Dillon Trust Company, et al. v. United States of America
Analysis Group was retained by the US Department of Justice (DOJ) in a transferee-liability case brought by the Dillon Trust Company, a family trust founded in the 1930s. In 2002, the plaintiffs sold two companies holding high-value, low-basis liquid assets to the Humboldt Shelby Holding Corporation (HSHC), a group formed expressly to purchase the companies. The price HSHC paid for the two companies did not appear to account for the significant unrealized capital gains taxes associated with the two companies’ assets. Moreover, HSHC funded its purchase of the two companies by taking a short-term loan using the companies’ assets as collateral so that the unrealized gains of the companies’ liquid assets would be realized immediately after the purchase. HSHC did not pay the realized capital gains taxes, claiming that capital gains were offset by losses generated by subsequent transactions conducted by HSHC that were later ruled to be illegal “Son-of-BOSS” tax shelters. The IRS informed the Dillon Trust that it was liable, as a transferor in the transaction, to pay over $70 million for HSHC’s taxes, including penalties and interest. The Dillon Trust paid the taxes, but then sued the government for a refund.

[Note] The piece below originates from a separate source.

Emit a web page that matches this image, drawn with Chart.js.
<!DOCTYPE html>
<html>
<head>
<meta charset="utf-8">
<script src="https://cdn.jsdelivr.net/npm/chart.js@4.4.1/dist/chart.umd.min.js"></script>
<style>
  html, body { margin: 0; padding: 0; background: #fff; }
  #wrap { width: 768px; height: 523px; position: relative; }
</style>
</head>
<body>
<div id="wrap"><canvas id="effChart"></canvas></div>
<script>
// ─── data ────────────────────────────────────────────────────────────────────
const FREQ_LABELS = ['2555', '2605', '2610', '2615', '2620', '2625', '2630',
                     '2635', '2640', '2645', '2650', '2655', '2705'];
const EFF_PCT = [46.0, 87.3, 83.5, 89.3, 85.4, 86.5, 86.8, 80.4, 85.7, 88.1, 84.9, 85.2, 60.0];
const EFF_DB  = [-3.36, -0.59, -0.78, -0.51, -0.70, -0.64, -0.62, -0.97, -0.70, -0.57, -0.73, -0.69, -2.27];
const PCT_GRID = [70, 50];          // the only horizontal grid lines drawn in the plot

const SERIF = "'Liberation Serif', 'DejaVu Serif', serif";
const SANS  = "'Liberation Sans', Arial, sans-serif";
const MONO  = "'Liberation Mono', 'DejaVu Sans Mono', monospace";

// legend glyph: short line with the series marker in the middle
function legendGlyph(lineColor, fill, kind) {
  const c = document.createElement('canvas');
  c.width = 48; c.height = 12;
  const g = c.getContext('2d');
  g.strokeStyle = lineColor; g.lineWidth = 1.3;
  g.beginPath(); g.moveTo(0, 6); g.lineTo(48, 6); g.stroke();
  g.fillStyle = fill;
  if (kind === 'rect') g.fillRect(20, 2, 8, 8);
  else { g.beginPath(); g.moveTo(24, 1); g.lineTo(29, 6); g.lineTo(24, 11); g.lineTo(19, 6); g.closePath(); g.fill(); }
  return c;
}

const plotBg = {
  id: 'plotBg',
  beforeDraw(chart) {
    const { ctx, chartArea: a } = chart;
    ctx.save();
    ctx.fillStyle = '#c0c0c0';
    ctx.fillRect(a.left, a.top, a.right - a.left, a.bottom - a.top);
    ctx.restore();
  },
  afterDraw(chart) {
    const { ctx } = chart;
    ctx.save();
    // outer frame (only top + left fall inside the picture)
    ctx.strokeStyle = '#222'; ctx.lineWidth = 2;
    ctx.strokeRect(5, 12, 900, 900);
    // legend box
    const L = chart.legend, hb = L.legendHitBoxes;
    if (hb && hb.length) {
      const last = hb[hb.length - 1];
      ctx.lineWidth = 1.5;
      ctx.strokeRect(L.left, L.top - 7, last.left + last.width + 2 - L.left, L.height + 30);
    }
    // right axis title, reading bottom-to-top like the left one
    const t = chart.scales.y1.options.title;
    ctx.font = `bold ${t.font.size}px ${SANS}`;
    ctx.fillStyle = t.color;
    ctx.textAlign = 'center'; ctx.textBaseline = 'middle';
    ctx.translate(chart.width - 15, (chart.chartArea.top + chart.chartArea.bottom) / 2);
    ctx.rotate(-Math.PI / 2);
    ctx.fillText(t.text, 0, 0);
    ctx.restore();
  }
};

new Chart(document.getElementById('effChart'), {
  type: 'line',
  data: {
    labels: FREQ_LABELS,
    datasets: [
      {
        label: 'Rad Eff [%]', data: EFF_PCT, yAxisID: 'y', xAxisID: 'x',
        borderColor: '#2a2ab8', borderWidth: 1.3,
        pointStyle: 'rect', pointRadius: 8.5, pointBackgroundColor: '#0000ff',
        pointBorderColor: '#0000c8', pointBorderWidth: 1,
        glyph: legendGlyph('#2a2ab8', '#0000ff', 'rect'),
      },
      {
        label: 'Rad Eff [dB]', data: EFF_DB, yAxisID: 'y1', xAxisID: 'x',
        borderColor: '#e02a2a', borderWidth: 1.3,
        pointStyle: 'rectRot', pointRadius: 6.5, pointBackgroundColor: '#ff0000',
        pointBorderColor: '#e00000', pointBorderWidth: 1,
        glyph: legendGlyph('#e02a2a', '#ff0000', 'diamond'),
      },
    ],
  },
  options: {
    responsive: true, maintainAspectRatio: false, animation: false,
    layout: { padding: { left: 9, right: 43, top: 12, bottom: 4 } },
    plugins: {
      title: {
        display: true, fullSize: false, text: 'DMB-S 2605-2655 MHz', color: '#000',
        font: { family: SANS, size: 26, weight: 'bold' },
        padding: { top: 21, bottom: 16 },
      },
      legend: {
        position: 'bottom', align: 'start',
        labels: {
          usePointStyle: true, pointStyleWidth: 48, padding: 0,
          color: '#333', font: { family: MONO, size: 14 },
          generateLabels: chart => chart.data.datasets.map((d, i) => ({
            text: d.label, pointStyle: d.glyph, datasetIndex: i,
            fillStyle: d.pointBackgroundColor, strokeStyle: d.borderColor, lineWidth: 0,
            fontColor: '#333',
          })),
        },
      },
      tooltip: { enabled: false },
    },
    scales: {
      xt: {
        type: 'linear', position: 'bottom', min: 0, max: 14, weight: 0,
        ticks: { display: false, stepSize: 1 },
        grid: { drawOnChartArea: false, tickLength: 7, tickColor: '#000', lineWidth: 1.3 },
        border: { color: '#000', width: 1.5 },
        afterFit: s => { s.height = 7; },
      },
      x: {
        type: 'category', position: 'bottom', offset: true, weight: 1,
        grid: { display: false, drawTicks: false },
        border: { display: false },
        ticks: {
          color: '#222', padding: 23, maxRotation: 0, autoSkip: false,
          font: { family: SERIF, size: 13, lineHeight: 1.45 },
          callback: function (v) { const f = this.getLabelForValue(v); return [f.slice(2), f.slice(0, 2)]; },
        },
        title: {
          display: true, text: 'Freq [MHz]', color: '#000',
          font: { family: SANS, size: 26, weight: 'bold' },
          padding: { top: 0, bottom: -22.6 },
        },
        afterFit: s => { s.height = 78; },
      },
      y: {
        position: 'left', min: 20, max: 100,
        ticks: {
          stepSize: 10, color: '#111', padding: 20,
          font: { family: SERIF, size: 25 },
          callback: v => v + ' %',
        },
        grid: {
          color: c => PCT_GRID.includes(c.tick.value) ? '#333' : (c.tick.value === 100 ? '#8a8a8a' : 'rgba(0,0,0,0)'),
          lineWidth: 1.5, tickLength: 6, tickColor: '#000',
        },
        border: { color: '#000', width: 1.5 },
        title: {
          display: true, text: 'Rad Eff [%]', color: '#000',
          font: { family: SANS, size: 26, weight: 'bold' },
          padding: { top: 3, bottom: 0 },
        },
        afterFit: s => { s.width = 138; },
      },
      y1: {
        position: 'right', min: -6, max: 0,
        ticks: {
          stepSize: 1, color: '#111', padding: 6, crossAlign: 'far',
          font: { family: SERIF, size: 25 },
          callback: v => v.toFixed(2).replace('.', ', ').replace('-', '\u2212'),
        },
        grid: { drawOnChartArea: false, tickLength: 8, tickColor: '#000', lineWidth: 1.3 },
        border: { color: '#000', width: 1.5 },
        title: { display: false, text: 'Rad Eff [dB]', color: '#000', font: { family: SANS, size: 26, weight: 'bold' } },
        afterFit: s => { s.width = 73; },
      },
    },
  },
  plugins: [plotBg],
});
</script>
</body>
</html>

An Analysis Group team led by Managing Principal Michael Cliff and Vice Presidents Della Cummings, Ajay Jyoti, and Joseph Maloney supported two testifying experts: Managing Principal R. Jeffrey Malinak and academic affiliate Jennifer Blouin of The Wharton School of the University of Pennsylvania. Both experts filed reports and testified at trial on economic questions regarding whether the Dillon Trust met the conditions necessary under New York State law to be considered the transferor of the assets, and therefore liable for the taxes.
Mr. Malinak opined on the valuation of the two companies before their sale to HSHC, the reasonableness of bids received for the companies, and the solvency of the companies before the sale and of HSHC immediately following the sale. Professor Blouin opined on a number of topics, including the lack of non-tax motivations or economic benefits from the sale of the two companies, as well as the numerous “red flags” in the transaction that could have indicated that HSHC’s purchase was potentially motivated by tax fraud. Both experts also rebutted the plaintiffs’ experts.
A judge in the US Court of Federal Claims agreed with both Professor Blouin’s and Mr. Malinak’s testimony and quoted them extensively in his decision dismissing the Dillon Trust’s complaint. “From Malinak and Blouin we therefore conclude that there was no legitimate economically rational explanation for [HSHC’s bid],” the judge wrote.